>> begin STORED DATA

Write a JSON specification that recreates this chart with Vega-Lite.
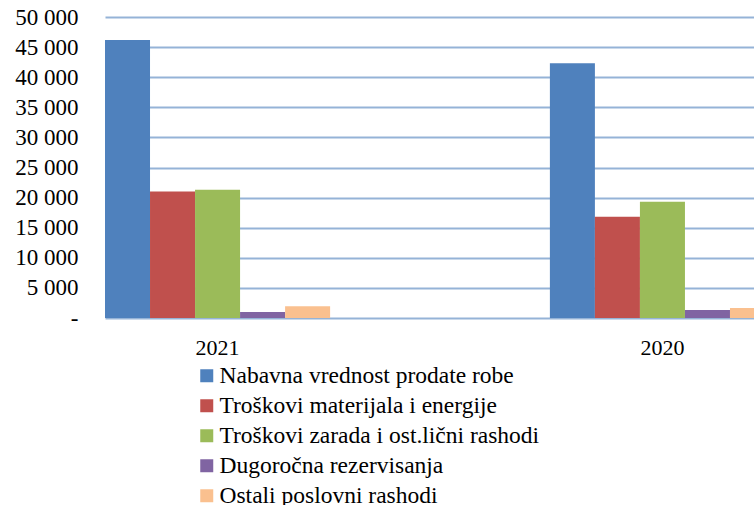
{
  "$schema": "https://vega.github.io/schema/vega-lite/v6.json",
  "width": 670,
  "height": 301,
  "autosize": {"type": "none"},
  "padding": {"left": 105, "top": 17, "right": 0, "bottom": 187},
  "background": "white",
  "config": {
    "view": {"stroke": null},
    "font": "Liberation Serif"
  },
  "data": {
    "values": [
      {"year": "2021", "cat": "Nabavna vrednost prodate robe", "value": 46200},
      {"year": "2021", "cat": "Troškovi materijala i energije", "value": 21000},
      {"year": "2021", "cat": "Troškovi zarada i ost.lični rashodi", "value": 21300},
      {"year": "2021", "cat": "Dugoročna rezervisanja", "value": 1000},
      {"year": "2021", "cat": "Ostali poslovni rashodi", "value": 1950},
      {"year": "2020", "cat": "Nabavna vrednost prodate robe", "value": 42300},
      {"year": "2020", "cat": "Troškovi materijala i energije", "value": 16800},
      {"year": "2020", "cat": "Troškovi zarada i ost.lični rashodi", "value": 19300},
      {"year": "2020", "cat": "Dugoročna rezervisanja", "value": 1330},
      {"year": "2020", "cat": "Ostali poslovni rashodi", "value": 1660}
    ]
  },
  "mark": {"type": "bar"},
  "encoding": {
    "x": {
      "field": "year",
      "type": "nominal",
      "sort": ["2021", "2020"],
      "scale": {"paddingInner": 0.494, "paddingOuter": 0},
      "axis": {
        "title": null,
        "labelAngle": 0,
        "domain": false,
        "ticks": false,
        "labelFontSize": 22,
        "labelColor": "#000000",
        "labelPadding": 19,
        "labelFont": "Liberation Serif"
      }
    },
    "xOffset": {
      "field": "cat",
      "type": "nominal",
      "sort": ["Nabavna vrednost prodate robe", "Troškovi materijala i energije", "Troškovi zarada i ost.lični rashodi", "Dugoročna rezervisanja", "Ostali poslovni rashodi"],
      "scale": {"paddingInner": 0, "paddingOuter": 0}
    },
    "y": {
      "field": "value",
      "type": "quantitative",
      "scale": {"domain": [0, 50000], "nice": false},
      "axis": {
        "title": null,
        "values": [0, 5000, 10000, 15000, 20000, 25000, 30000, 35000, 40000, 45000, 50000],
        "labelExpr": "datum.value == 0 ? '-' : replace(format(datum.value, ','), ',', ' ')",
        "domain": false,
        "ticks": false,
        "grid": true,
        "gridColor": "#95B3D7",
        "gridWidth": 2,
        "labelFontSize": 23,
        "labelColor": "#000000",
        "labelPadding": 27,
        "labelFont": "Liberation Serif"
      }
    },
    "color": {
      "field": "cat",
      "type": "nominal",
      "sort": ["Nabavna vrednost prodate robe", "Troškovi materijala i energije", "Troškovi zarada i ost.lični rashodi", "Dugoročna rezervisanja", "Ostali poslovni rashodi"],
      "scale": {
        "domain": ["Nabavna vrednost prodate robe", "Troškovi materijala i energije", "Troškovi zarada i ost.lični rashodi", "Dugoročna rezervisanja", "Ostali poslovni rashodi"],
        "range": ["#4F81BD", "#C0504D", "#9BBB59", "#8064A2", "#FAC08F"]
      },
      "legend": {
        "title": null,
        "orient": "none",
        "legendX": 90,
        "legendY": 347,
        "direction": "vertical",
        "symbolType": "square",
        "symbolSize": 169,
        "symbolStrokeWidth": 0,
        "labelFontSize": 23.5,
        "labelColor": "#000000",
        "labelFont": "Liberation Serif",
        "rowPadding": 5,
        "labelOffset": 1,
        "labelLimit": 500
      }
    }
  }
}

>> end STORED DATA
>> begin STORED DATA

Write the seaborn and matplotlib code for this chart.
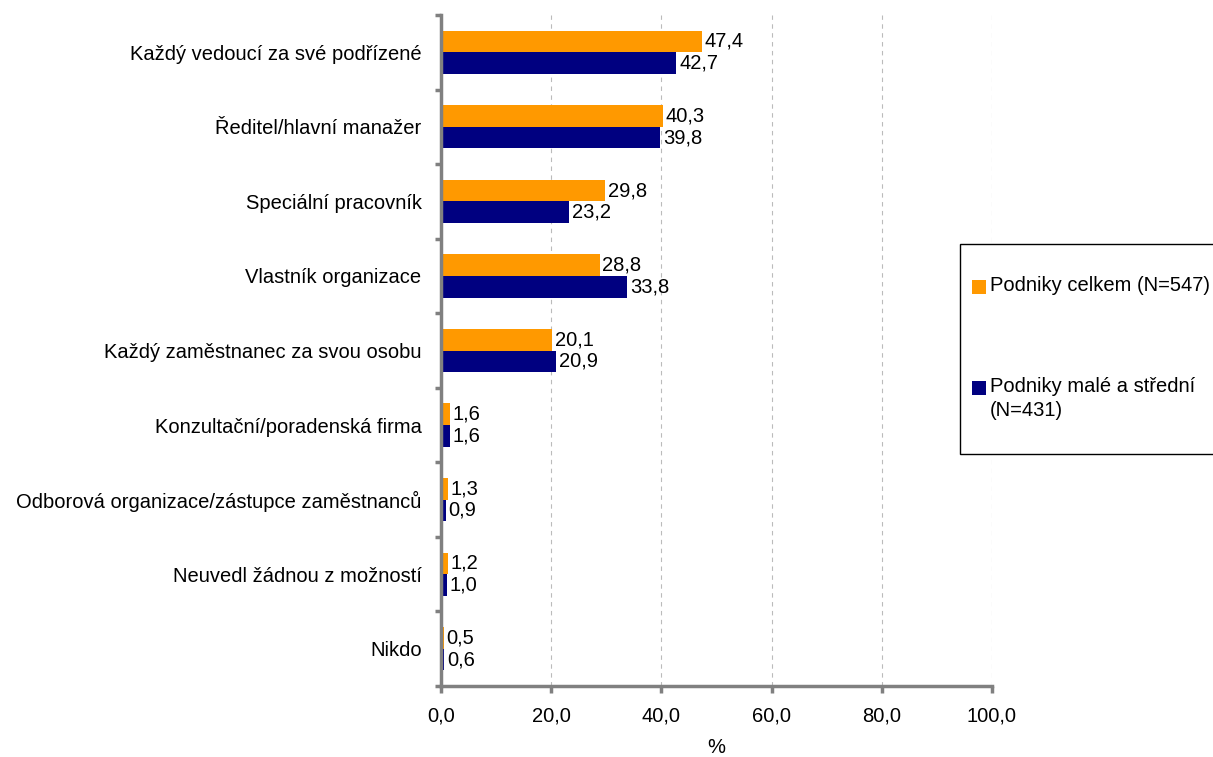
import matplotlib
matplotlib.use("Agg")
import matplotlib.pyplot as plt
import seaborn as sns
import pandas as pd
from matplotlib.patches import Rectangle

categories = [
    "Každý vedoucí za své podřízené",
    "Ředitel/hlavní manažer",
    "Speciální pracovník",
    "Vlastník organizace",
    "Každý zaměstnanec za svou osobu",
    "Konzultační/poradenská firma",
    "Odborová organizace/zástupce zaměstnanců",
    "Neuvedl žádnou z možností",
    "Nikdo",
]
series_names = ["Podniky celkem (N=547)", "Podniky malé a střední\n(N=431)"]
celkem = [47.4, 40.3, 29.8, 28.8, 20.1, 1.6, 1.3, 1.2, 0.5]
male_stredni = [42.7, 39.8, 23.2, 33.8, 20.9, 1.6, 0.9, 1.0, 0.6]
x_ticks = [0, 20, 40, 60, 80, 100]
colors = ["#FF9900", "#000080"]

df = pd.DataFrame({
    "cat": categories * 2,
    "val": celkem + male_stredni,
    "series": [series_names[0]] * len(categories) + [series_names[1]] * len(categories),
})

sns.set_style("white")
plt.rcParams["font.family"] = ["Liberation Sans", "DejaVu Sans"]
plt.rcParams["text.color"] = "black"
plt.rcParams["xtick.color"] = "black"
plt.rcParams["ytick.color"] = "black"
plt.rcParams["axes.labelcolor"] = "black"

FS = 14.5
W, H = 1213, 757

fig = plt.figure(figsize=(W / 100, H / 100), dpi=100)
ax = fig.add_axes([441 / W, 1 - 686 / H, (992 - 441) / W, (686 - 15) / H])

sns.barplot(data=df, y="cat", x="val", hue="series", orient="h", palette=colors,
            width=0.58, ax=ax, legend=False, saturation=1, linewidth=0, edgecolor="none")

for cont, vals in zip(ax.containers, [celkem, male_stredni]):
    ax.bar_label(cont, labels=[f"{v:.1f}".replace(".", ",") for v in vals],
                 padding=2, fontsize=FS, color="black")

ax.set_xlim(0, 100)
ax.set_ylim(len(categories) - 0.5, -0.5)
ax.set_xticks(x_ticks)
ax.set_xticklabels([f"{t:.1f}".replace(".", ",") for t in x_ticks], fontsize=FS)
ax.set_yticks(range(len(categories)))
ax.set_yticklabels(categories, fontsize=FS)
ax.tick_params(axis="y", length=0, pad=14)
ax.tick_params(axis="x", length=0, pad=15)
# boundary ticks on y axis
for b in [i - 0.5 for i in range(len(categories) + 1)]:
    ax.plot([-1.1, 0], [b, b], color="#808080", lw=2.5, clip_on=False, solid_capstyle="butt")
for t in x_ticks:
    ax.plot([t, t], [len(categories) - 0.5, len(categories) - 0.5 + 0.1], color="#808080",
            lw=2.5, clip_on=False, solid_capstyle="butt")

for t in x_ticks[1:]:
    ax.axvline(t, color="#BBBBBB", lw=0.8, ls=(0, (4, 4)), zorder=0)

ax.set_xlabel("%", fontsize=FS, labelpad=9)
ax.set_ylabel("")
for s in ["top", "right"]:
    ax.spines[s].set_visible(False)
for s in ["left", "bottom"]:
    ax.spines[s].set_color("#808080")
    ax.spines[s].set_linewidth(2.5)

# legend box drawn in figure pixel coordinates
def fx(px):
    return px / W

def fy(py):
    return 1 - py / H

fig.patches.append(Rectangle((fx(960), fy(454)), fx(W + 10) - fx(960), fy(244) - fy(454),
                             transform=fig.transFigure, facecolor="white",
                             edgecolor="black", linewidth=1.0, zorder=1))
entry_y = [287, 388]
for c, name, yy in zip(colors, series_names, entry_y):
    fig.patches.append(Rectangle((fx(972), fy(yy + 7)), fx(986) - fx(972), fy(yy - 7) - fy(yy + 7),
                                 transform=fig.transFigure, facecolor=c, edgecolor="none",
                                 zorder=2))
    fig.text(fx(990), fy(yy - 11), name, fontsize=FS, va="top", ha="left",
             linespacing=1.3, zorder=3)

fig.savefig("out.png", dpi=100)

>> end STORED DATA

* [STATED TASK]: Go up to the line with "Write the seaborn" and retype exactly from there through the line with "from matplotlib.patches import Rectangle". Leave out pictures.

* [SOLUTION TO THE EXERCISE]:
Write the seaborn and matplotlib code for this chart.
import matplotlib
matplotlib.use("Agg")
import matplotlib.pyplot as plt
import seaborn as sns
import pandas as pd
from matplotlib.patches import Rectangle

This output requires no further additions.